Work instructions -
Return, without pictures, the lines from the start of the data through the one that contains "from matplotlib.collections import".

## Start Supplied information

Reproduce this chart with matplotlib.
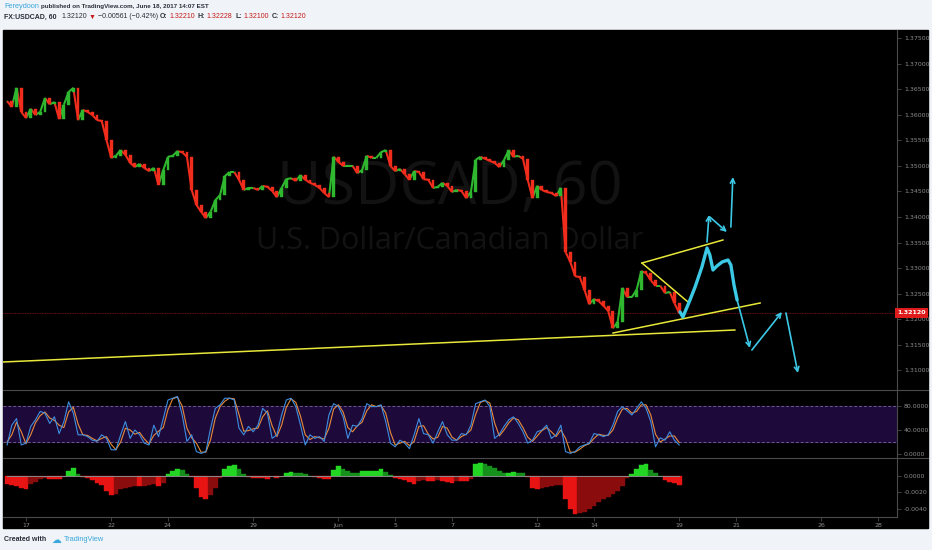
import numpy as np
import matplotlib.pyplot as plt
from matplotlib.lines import Line2D
from matplotlib.patches import Rectangle
from matplotlib.collections import LineCollection

# USDCAD 60 - closes sampled every 4 trading hours (6 per day)
close = [1.3627, 1.3616, 1.3653, 1.3606, 1.3594, 1.3612, 1.3600, 1.3606, 1.3633, 1.3621,
         1.3625, 1.3592, 1.3620, 1.3645, 1.3653, 1.3590, 1.3610, 1.3606, 1.3600, 1.3590,
         1.3588, 1.3551, 1.3516, 1.3520, 1.3531, 1.3522, 1.3506, 1.3498, 1.3504, 1.3496,
         1.3490, 1.3496, 1.3463, 1.3492, 1.3518, 1.3520, 1.3529, 1.3527, 1.3518, 1.3453,
         1.3424, 1.3410, 1.3398, 1.3410, 1.3433, 1.3443, 1.3480, 1.3488, 1.3488, 1.3473,
         1.3453, 1.3457, 1.3457, 1.3453, 1.3461, 1.3459, 1.3451, 1.3439, 1.3457, 1.3474,
         1.3476, 1.3471, 1.3482, 1.3473, 1.3467, 1.3463, 1.3457, 1.3447, 1.3439, 1.3518,
         1.3508, 1.3500, 1.3500, 1.3500, 1.3486, 1.3492, 1.3520, 1.3516, 1.3516, 1.3527,
         1.3531, 1.3500, 1.3490, 1.3494, 1.3484, 1.3473, 1.3490, 1.3488, 1.3474, 1.3473,
         1.3457, 1.3459, 1.3467, 1.3461, 1.3449, 1.3453, 1.3451, 1.3437, 1.3449, 1.3512,
         1.3518, 1.3514, 1.3510, 1.3506, 1.3498, 1.3512, 1.3531, 1.3518, 1.3520, 1.3514,
         1.3473, 1.3437, 1.3461, 1.3453, 1.3449, 1.3447, 1.3441, 1.3457, 1.3331, 1.3312,
         1.3284, 1.3282, 1.3257, 1.3229, 1.3239, 1.3235, 1.3226, 1.3216, 1.3182, 1.3194,
         1.3261, 1.3243, 1.3243, 1.3257, 1.3294, 1.3290, 1.3276, 1.3265, 1.3265, 1.3251,
         1.3253, 1.3231, 1.3212]

stoch_k = [15, 48, 59, 15, 18, 46, 57, 71, 68, 51,
           62, 34, 54, 87, 68, 32, 32, 29, 23, 21,
           32, 26, 7, 7, 32, 54, 26, 40, 32, 18,
           15, 48, 29, 59, 90, 93, 96, 65, 21, 32,
           4, 1, 4, 43, 76, 82, 93, 93, 90, 43,
           32, 46, 37, 48, 76, 68, 26, 32, 65, 90,
           93, 79, 48, 15, 32, 26, 29, 21, 65, 84,
           79, 62, 26, 48, 46, 59, 84, 79, 79, 82,
           54, 18, 12, 23, 18, 9, 32, 59, 34, 32,
           18, 37, 54, 32, 23, 23, 34, 32, 48, 84,
           87, 90, 79, 26, 33, 46, 57, 62, 51, 37,
           18, 23, 37, 40, 48, 26, 32, 48, 4, 1,
           4, 12, 15, 18, 34, 32, 29, 32, 48, 71,
           79, 72, 65, 76, 87, 76, 54, 12, 27, 23,
           37, 23, 15]

stoch_d = [20, 32, 53, 37, 17, 32, 52, 64, 70, 60,
           56, 48, 44, 70, 78, 50, 32, 31, 26, 22,
           26, 29, 16, 7, 20, 43, 40, 33, 36, 25,
           17, 31, 38, 44, 74, 92, 95, 80, 43, 27,
           18, 3, 3, 24, 60, 79, 88, 93, 92, 66,
           38, 39, 42, 43, 62, 72, 47, 29, 48, 78,
           92, 86, 63, 32, 24, 29, 27, 25, 43, 75,
           82, 70, 44, 37, 47, 53, 72, 82, 79, 81,
           68, 36, 15, 18, 21, 14, 21, 46, 47, 33,
           25, 28, 46, 43, 28, 23, 29, 33, 40, 66,
           86, 89, 85, 52, 30, 40, 52, 60, 57, 44,
           28, 21, 30, 39, 44, 37, 29, 40, 26, 3,
           3, 8, 14, 17, 26, 33, 31, 31, 40, 60,
           75, 76, 68, 71, 82, 82, 65, 33, 20, 25,
           30, 30, 19]

# MACD histogram, in units of 1e-4
macd_hist = [-10.1, -11.3, -12.1, -14.1, -15.4, -10.1, -7.3, -4.0, -2.4, -3.2,
             -4.0, -4.0, -0.8, 6.1, 10.1, 2.0, -0.8, -2.4, -5.3, -8.1,
             -11.3, -18.2, -23.4, -22.2, -16.2, -14.5, -13.3, -12.1, -12.1, -11.7,
             -10.9, -10.1, -12.1, -8.1, 2.8, 5.7, 8.1, 7.3, 2.0, -0.8,
             -14.1, -25.0, -28.3, -23.4, -14.1, -2.0, 8.1, 12.1, 12.9, 8.1,
             2.0, -0.8, -2.0, -2.0, -2.4, -3.2, -1.2, -2.0, -0.8, 3.2,
             4.8, 4.0, 3.6, 2.4, 0.0, -0.8, -2.0, -3.2, -3.2, 7.3,
             12.1, 8.9, 6.1, 4.0, 3.2, 5.7, 6.1, 6.1, 6.1, 8.1,
             4.8, 0.8, -2.0, -4.0, -5.3, -7.3, -10.1, -6.1, -5.3, -6.1,
             -6.1, -5.3, -5.7, -7.3, -8.1, -6.1, -6.1, -6.5, -4.0, 14.5,
             15.4, 14.9, 12.1, 9.3, 6.1, 3.2, 3.2, 4.8, 4.0, 3.2,
             -0.8, -14.1, -15.4, -14.1, -13.3, -12.1, -11.3, -10.5, -28.3, -39.6,
             -46.5, -45.2, -43.2, -40.4, -36.4, -31.5, -28.3, -25.5, -22.2, -18.2,
             -12.1, -2.0, 2.0, 8.1, 12.9, 14.9, 7.3, 3.2, 0.0, -4.8,
             -7.3, -8.9, -11.3]

day_ticks = [0, 3, 5, 8, 11, 13, 15, 18, 20, 23, 25, 28, 30]
day_labels = ['17', '22', '24', '29', 'Jun', '5', '7', '12', '14', '19', '21', '26', '28']

# drawings: (trading day, price)
yellow_lines = [((-0.81, 1.31158), (24.96, 1.31785)),
                ((20.67, 1.31726), (25.85, 1.32314)),
                ((21.69, 1.33098), (24.54, 1.33549)),
                ((21.69, 1.33098), (23.31, 1.32334))]
path_t = [23.03, 23.13, 23.38, 23.56, 23.80, 23.98, 24.08, 24.19, 24.33, 24.51, 24.72, 24.82, 24.93, 25.04]
path_p = [1.32138, 1.32040, 1.32373, 1.32628, 1.33020, 1.33392, 1.33255, 1.32961, 1.33039,
          1.33118, 1.33157, 1.33059, 1.32667, 1.32373]
cyan_arrows = [((25.04, 1.32373), (25.49, 1.31432)),
               ((25.56, 1.31393), (26.62, 1.32138)),
               ((26.76, 1.32118), (27.18, 1.30942)),
               ((23.98, 1.33510), (24.05, 1.34039)),
               ((24.08, 1.34000), (24.68, 1.33706)),
               ((24.82, 1.33804), (24.89, 1.34784))]

close = np.array(close)
t = (np.arange(len(close)) - 4) / 6.0
opn = np.r_[close[0], close[:-1]]
hist = np.array(macd_hist) * 1e-4

W, H = 932, 550
fig = plt.figure(figsize=(W / 100, H / 100), dpi=100, facecolor='#f0f3f7')
fig.patches.append(Rectangle((3 / W, 1 - 528 / H), 925 / W, 498 / H,
                             transform=fig.transFigure, color='black', zorder=-5))

left, width = 3 / W, 894 / W
ax = fig.add_axes([left, 1 - 390 / H, width, 360 / H])
ax_rsi = fig.add_axes([left, 1 - 458 / H, width, 68 / H], sharex=ax)
ax_macd = fig.add_axes([left, 1 - 517 / H, width, 59 / H], sharex=ax)

grey = '#4a4a4a'
for a in (ax, ax_rsi, ax_macd):
    a.set_facecolor('none')
    for s in ('left', 'top', 'bottom'):
        a.spines[s].set_visible(False)
    a.spines['right'].set_color(grey)
    a.yaxis.tick_right()
    a.tick_params(axis='y', colors=grey, labelcolor='#8c8c8c', labelsize=4.5, length=3, width=0.6, pad=2)
    a.tick_params(axis='x', length=0, labelbottom=False)
ax_macd.spines['bottom'].set_visible(True)
ax_macd.spines['bottom'].set_color(grey)
ax_macd.tick_params(axis='x', labelbottom=True, length=3, width=0.6, colors=grey,
                    labelcolor='#8c8c8c', labelsize=4.5, pad=1.5)

# pane separators
for py in (390, 458):
    fig.add_artist(Line2D([3 / W, 928 / W], [1 - py / H] * 2, color=grey, lw=0.8))

# watermark
ax.text(0.5, 0.561, 'USDCAD, 60', transform=ax.transAxes, ha='center', va='center',
        fontsize=44, color='#121212', family='Open Sans', zorder=0)
ax.text(0.5, 0.414, 'U.S. Dollar/Canadian Dollar', transform=ax.transAxes, ha='center',
        va='center', fontsize=22, color='#121212', family='Open Sans', zorder=0)

# candles: thin bodies plus the jagged close-to-close path
up = close >= opn
cols = np.where(up, '#2fb82f', '#f02c1c')
segs = np.stack([np.c_[t[:-1], close[:-1]], np.c_[t[1:], close[1:]]], axis=1)
ax.add_collection(LineCollection(segs, colors=cols[1:], linewidths=1.5, zorder=2))
ax.bar(t, close - opn, bottom=opn, width=0.1, color=cols, edgecolor=cols, linewidth=0.3, zorder=2)

ax.axhline(close[-1], color='#9a1515', lw=0.6, ls=(0, (1, 1)), zorder=1)
ax.text(1.0, close[-1], f'{close[-1]:.5f}', transform=ax.get_yaxis_transform(), ha='left',
        va='center', fontsize=4.5, color='white', fontweight='bold',
        bbox=dict(boxstyle='square,pad=0.35', fc='#e01b1b', ec='none'))

for (t0, p0), (t1, p1) in yellow_lines:
    ax.plot([t0, t1], [p0, p1], color='#e8e83a', lw=1.1, zorder=3)
ax.plot(path_t, path_p, color='#3cc9e6', lw=2.4, solid_capstyle='round', solid_joinstyle='round', zorder=4)
for (t0, p0), (t1, p1) in cyan_arrows:
    ax.annotate('', xy=(t1, p1), xytext=(t0, p0),
                arrowprops=dict(arrowstyle='->', color='#3cc9e6', lw=1.2, shrinkA=0, shrinkB=0,
                                mutation_scale=8), zorder=4)

ax.set_xlim(-0.81, 30.67)
ax.set_ylim(1.30609, 1.37665)
ax.set_yticks(np.arange(1.310, 1.3751, 0.005))
ax.yaxis.set_major_formatter(lambda v, pos: f'{v:.5f}')

# stochastic RSI
ax_rsi.axhspan(20, 80, color='#1d0a3a', zorder=0)
for lv in (20, 80):
    ax_rsi.axhline(lv, color='#6b5a8c', lw=0.7, ls=(0, (3, 2)), zorder=1)
ax_rsi.plot(t, stoch_d, color='#e88a3a', lw=0.8, zorder=2)
ax_rsi.plot(t, stoch_k, color='#3d8ee0', lw=0.8, zorder=3)
ax_rsi.set_ylim(-6.7, 106.7)
ax_rsi.set_yticks([0, 40, 80])
ax_rsi.yaxis.set_major_formatter(lambda v, pos: f'{v:.4f}')

# MACD histogram
dh = np.diff(np.r_[hist[0], hist])
hcols = np.where(hist >= 0, np.where(dh >= 0, '#24d624', '#15901a'),
                 np.where(dh <= 0, '#e81414', '#8a0c0c'))
ax_macd.bar(t, hist, width=1 / 6, color=hcols, edgecolor=hcols, linewidth=0.3)
ax_macd.plot([t[0], t[-1]], [0, 0], color='#8a8a8a', lw=0.7)
ax_macd.set_ylim(-0.00497, 0.00218)
ax_macd.set_yticks([0, -0.002, -0.004])
ax_macd.yaxis.set_major_formatter(lambda v, pos: f'{v:.4f}')
ax_macd.set_xticks(day_ticks)
ax_macd.set_xticklabels(day_labels)

# header / footer text rows
fig.canvas.draw()
rend = fig.canvas.get_renderer()


def write_row(px, py, parts):
    x = px / W
    for s, c, wgt, size, gap in parts:
        tx = fig.text(x, 1 - py / H, s, color=c, fontsize=size, fontweight=wgt, va='center',
                      ha='left', family=['Liberation Sans', 'DejaVu Sans'])
        bb = tx.get_window_extent(renderer=rend)
        x = (bb.x1 + gap) / W


dark, red, blue = '#2a2e39', '#c41a1a', '#3ba7dc'
write_row(4, 6.5, [('Fereydoon', blue, 'normal', 5.3, 2.5),
                   ('published on TradingView.com, June 18, 2017 14:07 EST', dark, 'bold', 4.5, 0)])
write_row(4, 17, [('FX:USDCAD, 60', dark, 'bold', 5.0, 4.5), ('1.32120', dark, 'normal', 5.0, 2),
                  ('\u25bc', red, 'normal', 5.0, 2), ('\u22120.00561 (\u22120.42%)', dark, 'normal', 5.0, 2.5),
                  ('O:', dark, 'bold', 5.0, 1.5), ('1.32210', red, 'normal', 5.0, 3),
                  ('H:', dark, 'bold', 5.0, 1.5), ('1.32228', red, 'normal', 5.0, 3),
                  ('L:', dark, 'bold', 5.0, 1.5), ('1.32100', red, 'normal', 5.0, 3),
                  ('C:', dark, 'bold', 5.0, 1.5), ('1.32120', red, 'normal', 5.0, 0)])
write_row(4, 539.5, [('Created with', dark, 'bold', 5.0, 5), ('\u2601', blue, 'normal', 7, 3),
                     ('TradingView', blue, 'normal', 5.3, 0)])

fig.savefig('out.png', dpi=100, facecolor=fig.get_facecolor())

## End Supplied information

Task response -
Reproduce this chart with matplotlib.
import numpy as np
import matplotlib.pyplot as plt
from matplotlib.lines import Line2D
from matplotlib.patches import Rectangle
from matplotlib.collections import LineCollection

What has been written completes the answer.